## SOURCE DATA
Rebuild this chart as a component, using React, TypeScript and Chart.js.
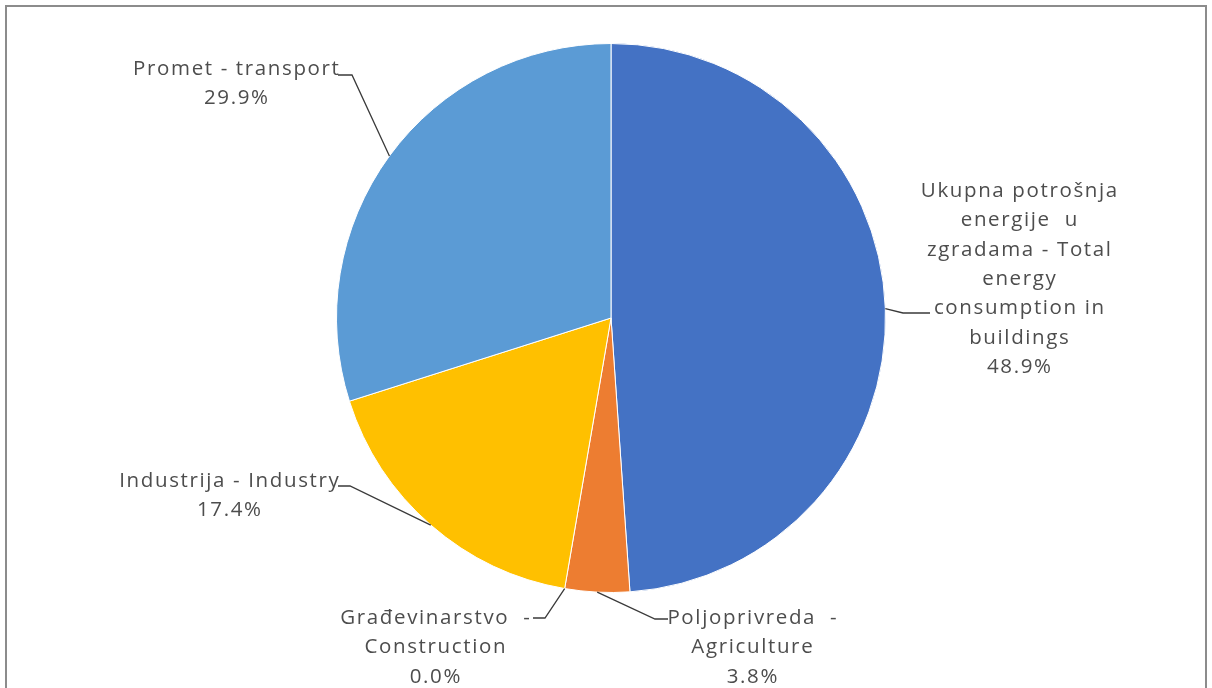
--
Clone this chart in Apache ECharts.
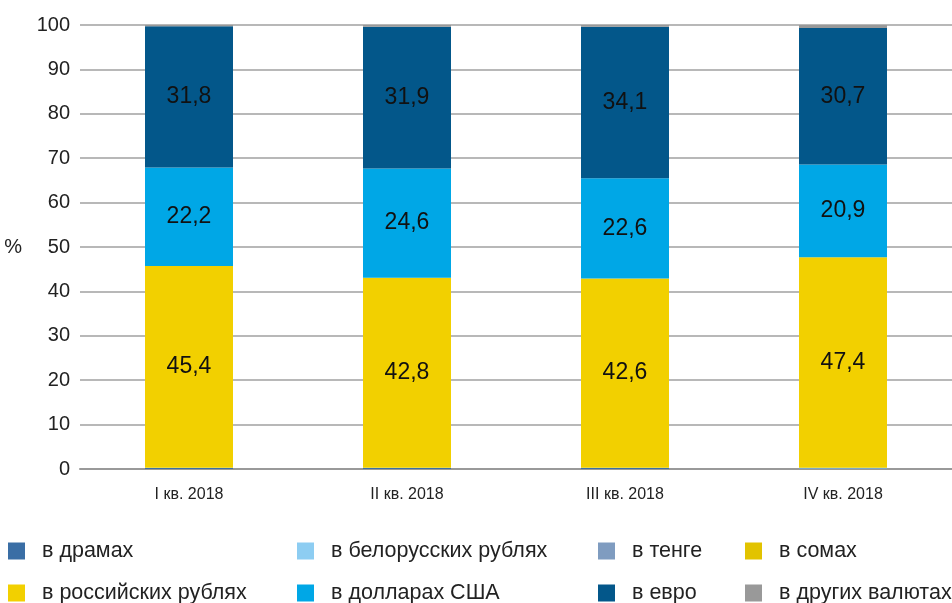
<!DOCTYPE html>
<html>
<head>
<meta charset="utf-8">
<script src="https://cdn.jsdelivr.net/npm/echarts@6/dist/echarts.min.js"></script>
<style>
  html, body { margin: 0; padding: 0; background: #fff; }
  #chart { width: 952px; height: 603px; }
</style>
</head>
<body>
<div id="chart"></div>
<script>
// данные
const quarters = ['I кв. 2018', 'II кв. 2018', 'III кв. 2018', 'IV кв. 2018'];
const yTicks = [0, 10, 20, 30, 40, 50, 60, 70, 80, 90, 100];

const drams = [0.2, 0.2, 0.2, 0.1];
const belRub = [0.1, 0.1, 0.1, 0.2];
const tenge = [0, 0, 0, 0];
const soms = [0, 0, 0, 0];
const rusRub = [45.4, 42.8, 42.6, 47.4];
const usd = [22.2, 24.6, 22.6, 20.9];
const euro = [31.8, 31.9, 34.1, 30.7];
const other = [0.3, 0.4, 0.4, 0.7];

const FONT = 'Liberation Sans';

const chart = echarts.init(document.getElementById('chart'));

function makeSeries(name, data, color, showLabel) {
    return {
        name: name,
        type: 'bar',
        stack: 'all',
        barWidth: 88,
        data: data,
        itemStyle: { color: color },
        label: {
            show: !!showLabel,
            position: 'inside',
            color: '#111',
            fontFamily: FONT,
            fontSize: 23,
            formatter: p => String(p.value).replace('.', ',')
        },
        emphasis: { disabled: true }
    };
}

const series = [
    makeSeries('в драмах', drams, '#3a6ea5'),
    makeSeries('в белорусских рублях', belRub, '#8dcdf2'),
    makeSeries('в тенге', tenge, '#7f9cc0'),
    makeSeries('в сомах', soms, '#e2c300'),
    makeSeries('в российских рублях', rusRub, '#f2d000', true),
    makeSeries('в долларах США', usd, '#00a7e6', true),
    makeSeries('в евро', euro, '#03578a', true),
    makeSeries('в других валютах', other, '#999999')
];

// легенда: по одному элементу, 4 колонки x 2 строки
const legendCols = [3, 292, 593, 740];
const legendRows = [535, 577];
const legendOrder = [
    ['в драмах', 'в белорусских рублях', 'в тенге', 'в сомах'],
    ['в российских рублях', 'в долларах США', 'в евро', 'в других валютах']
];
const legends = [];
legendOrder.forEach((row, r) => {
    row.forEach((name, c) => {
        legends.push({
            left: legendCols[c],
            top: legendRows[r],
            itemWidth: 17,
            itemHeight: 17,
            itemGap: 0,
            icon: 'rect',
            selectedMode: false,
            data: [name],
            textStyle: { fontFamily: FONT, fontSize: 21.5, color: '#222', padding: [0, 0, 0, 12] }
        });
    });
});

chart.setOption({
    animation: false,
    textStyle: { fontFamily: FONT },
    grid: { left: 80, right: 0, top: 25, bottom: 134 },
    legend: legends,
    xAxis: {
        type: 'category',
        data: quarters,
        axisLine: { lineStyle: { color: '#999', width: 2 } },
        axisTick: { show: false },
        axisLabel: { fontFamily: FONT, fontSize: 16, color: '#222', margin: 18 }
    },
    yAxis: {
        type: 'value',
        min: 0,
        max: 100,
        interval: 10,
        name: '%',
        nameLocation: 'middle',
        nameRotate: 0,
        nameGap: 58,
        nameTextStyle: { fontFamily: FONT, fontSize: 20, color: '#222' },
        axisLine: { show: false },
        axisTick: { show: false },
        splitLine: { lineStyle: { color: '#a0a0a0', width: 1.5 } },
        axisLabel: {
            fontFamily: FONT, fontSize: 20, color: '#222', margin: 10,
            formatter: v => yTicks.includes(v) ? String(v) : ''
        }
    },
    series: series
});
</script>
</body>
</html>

## SET EXERCISE
Out of the records above, set down only the lines from the one that contains "Clone this chart in Apache ECharts." through the one that contains "const chart = echarts.init(document.getElementById('chart'));", unchanged and without the pictures.

## WORKED ANSWER
Clone this chart in Apache ECharts.
<!DOCTYPE html>
<html>
<head>
<meta charset="utf-8">
<script src="https://cdn.jsdelivr.net/npm/echarts@6/dist/echarts.min.js"></script>
<style>
  html, body { margin: 0; padding: 0; background: #fff; }
  #chart { width: 952px; height: 603px; }
</style>
</head>
<body>
<div id="chart"></div>
<script>
// данные
const quarters = ['I кв. 2018', 'II кв. 2018', 'III кв. 2018', 'IV кв. 2018'];
const yTicks = [0, 10, 20, 30, 40, 50, 60, 70, 80, 90, 100];

const drams = [0.2, 0.2, 0.2, 0.1];
const belRub = [0.1, 0.1, 0.1, 0.2];
const tenge = [0, 0, 0, 0];
const soms = [0, 0, 0, 0];
const rusRub = [45.4, 42.8, 42.6, 47.4];
const usd = [22.2, 24.6, 22.6, 20.9];
const euro = [31.8, 31.9, 34.1, 30.7];
const other = [0.3, 0.4, 0.4, 0.7];

const FONT = 'Liberation Sans';

const chart = echarts.init(document.getElementById('chart'));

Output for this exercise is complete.